Typical use cases include automatic capture of invoice data, reading customer data from emails, or structuring free-text inputs.

Input parameters

Provide the following fields as task input:

{
  "text": "Invoice No. 2024-001\nCompany: Müller GmbH\nDate: 15 March 2025\nAmount: EUR 1,500.00\nVAT ID: DE123456789",
  "schema": {
    "invoiceNumber": "Invoice number as string",
    "company": "Company name",
    "date": "Date in YYYY-MM-DD format",
    "amount": "Amount as number",
    "currency": "Currency code (e.g. EUR)",
    "vatId": "VAT identification number"
  },
  "returnNotFoundFields": false
}

Explanation:

text: The source text from which data should be extracted. It can originate from a document, an email, or a previous process step.
schema: An object whose keys are the desired field names and whose values describe what to extract.

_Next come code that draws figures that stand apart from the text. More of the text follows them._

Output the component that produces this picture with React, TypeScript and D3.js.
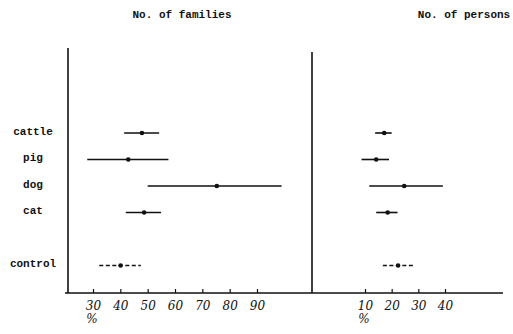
import React, { useEffect, useRef } from "react";
import * as d3 from "d3";

// categories (top to bottom), control sits after a gap
const categories = ["cattle", "pig", "dog", "cat", "control"];
const rowIndex = [0, 1, 2, 3, 5];

// No. of families (%): low, mean, high
const familiesLow = [41.4, 27.9, 50.0, 42.0, 32.3];
const familiesMean = [47.9, 42.9, 75.3, 48.7, 40.1];
const familiesHigh = [54.2, 57.6, 99.0, 54.9, 47.5];

// No. of persons (%): low, mean, high
const personsLow = [13.8, 8.7, 11.6, 14.2, 16.7];
const personsMean = [17.2, 14.2, 24.7, 18.5, 22.4];
const personsHigh = [20.0, 19.0, 39.2, 22.2, 28.0];

const familiesTicks = [30, 40, 50, 60, 70, 80, 90];
const personsTicks = [10, 20, 30, 40];

function App() {
    const svgRef = useRef(null);

    useEffect(() => {
        const width = 513;
        const height = 334;
        const baseY = 293;
        const leftAxisX = 68;
        const midAxisX = 312;

        const svg = d3.select(svgRef.current);
        svg.selectAll("*").remove();
        svg.attr("width", width).attr("height", height);

        const ink = "#111";
        const mono = "'Liberation Mono', 'DejaVu Sans Mono', monospace";
        const hand = "'DejaVu Serif', 'Liberation Serif', serif";

        // scales
        const xFam = d3.scaleLinear().domain([30, 90]).range([93, 257]);
        const xPer = d3.scaleLinear().domain([10, 40]).range([365, 445]);
        const y = d3.scaleLinear().domain([0, 5]).range([133, 265.5]);

        // titles
        svg.append("text")
            .attr("x", 182)
            .attr("y", 18)
            .attr("text-anchor", "middle")
            .attr("font-family", mono)
            .attr("font-weight", "bold")
            .attr("font-size", 11)
            .attr("fill", ink)
            .text("No. of families");
        svg.append("text")
            .attr("x", 464)
            .attr("y", 18)
            .attr("text-anchor", "middle")
            .attr("font-family", mono)
            .attr("font-weight", "bold")
            .attr("font-size", 11)
            .attr("fill", ink)
            .text("No. of persons");

        // frame lines
        svg.append("line")
            .attr("x1", leftAxisX).attr("x2", leftAxisX)
            .attr("y1", 48).attr("y2", baseY)
            .attr("stroke", ink).attr("stroke-width", 1.6);
        svg.append("line")
            .attr("x1", midAxisX).attr("x2", midAxisX)
            .attr("y1", 52).attr("y2", baseY)
            .attr("stroke", ink).attr("stroke-width", 1.6);
        svg.append("line")
            .attr("x1", 65).attr("x2", 503)
            .attr("y1", baseY).attr("y2", baseY)
            .attr("stroke", ink).attr("stroke-width", 1.4);

        // axes (ticks pointing up, handwritten-ish labels)
        const drawAxis = (scale, ticks) => {
            const axis = d3.axisBottom(scale)
                .tickValues(ticks)
                .tickSizeInner(-4)
                .tickSizeOuter(0)
                .tickPadding(8);
            const ax = svg.append("g")
                .attr("transform", `translate(0,${baseY})`)
                .call(axis);
            ax.select(".domain").remove();
            ax.selectAll(".tick line").attr("stroke", ink).attr("stroke-width", 1.2);
            ax.selectAll(".tick text")
                .attr("fill", ink)
                .attr("font-family", hand)
                .attr("font-style", "italic")
                .attr("font-size", 12);
            svg.append("text")
                .attr("x", scale(ticks[0]) - 1)
                .attr("y", 323)
                .attr("text-anchor", "middle")
                .attr("font-family", hand)
                .attr("font-style", "italic")
                .attr("font-size", 12)
                .attr("fill", ink)
                .text("%");
        };
        drawAxis(xFam, familiesTicks);
        drawAxis(xPer, personsTicks);

        // category labels
        svg.selectAll(".cat-label")
            .data(categories)
            .enter()
            .append("text")
            .attr("class", "cat-label")
            .attr("x", 33)
            .attr("y", (d, i) => y(rowIndex[i]) - 2)
            .attr("dy", "0.35em")
            .attr("text-anchor", "middle")
            .attr("font-family", mono)
            .attr("font-weight", "bold")
            .attr("font-size", 11)
            .attr("fill", ink)
            .text((d) => d);

        // range bars with mean points
        const drawRanges = (scale, lows, means, highs) => {
            const rows = categories.map((c, i) => ({
                name: c,
                yy: y(rowIndex[i]),
                lo: lows[i],
                mean: means[i],
                hi: highs[i],
            }));
            svg.append("g")
                .selectAll("line")
                .data(rows)
                .enter()
                .append("line")
                .attr("x1", (d) => scale(d.lo))
                .attr("x2", (d) => scale(d.hi))
                .attr("y1", (d) => d.yy)
                .attr("y2", (d) => d.yy)
                .attr("stroke", ink)
                .attr("stroke-width", 1.6)
                .attr("stroke-dasharray", (d) => (d.name === "control" ? "4,2.5" : null));
            svg.append("g")
                .selectAll("circle")
                .data(rows)
                .enter()
                .append("circle")
                .attr("cx", (d) => scale(d.mean))
                .attr("cy", (d) => d.yy)
                .attr("r", 2.3)
                .attr("fill", ink);
        };
        drawRanges(xFam, familiesLow, familiesMean, familiesHigh);
        drawRanges(xPer, personsLow, personsMean, personsHigh);
    }, []);

    return (
        <svg
            ref={svgRef}
            style={{ position: "absolute", left: 0, top: 0, background: "#fff" }}
        />
    );
}

export default App;
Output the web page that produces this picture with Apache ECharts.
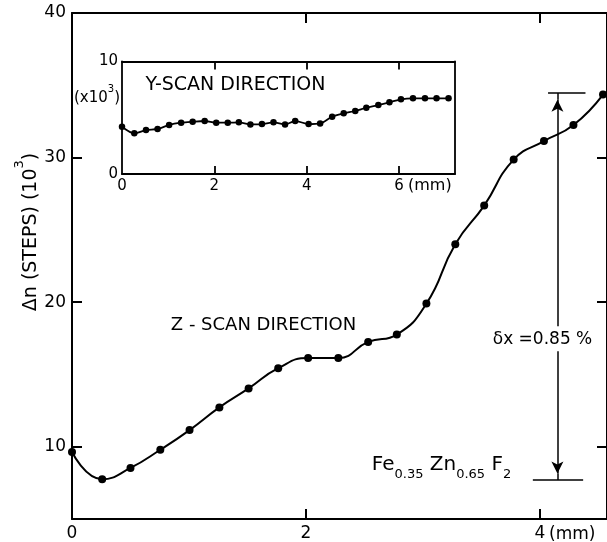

The descriptions help the AI find the correct value and format.
returnNotFoundFields (optional, default: false): If true, the result includes an additional _notFound field — an array listing the field names that could not be found in the text.

Output

The task returns a JSON object whose keys match the schema fields:

{
  "invoiceNumber": "2024-001",
  "company": "Müller GmbH",
  "date": "2025-03-15",
  "amount": 1500.00,
  "currency": "EUR",
  "vatId": "DE123456789"
}

If a value cannot be found in the text, the field is set to null.

With returnNotFoundFields: true:

{
  "invoiceNumber": "2024-001",
  "company": "Müller GmbH",
  "date": "2025-03-15",
  "amount": 1500.00,
  "currency": "EUR",
  "vatId": null,
  "_notFound": ["vatId"]
}

JSONata examples

// Example: use text from PDF extraction and schema from process data
{
  "text": pdfExtract.text,
  "schema": {
    "invoiceNumber": "Invoice number",
    "date": "Invoice date in YYYY-MM-DD format",
    "totalAmount": "Total amount as number"
  }
}

// Example: check whether all fields were found (gateway condition)
$count(result._notFound) = 0

Notes

The schema object must contain at least one field.
Field descriptions should be as precise as possible — especially the desired format (e.g. "Date in YYYY-MM-DD format" or "Amount as number").
Longer and more descriptive texts lead to better results.
Missing values are automatically set to null, so subsequent steps can reliably check for them.
The AI automatically selects the most appropriate data type (string, number, or boolean).

Tip

Combining this task with the "Extract text from PDF" service task is particularly effective: first extract the text from a PDF, then automatically break it down into structured fields. Together with the "AI: Classify document" task, a complete document intake workflow can be built.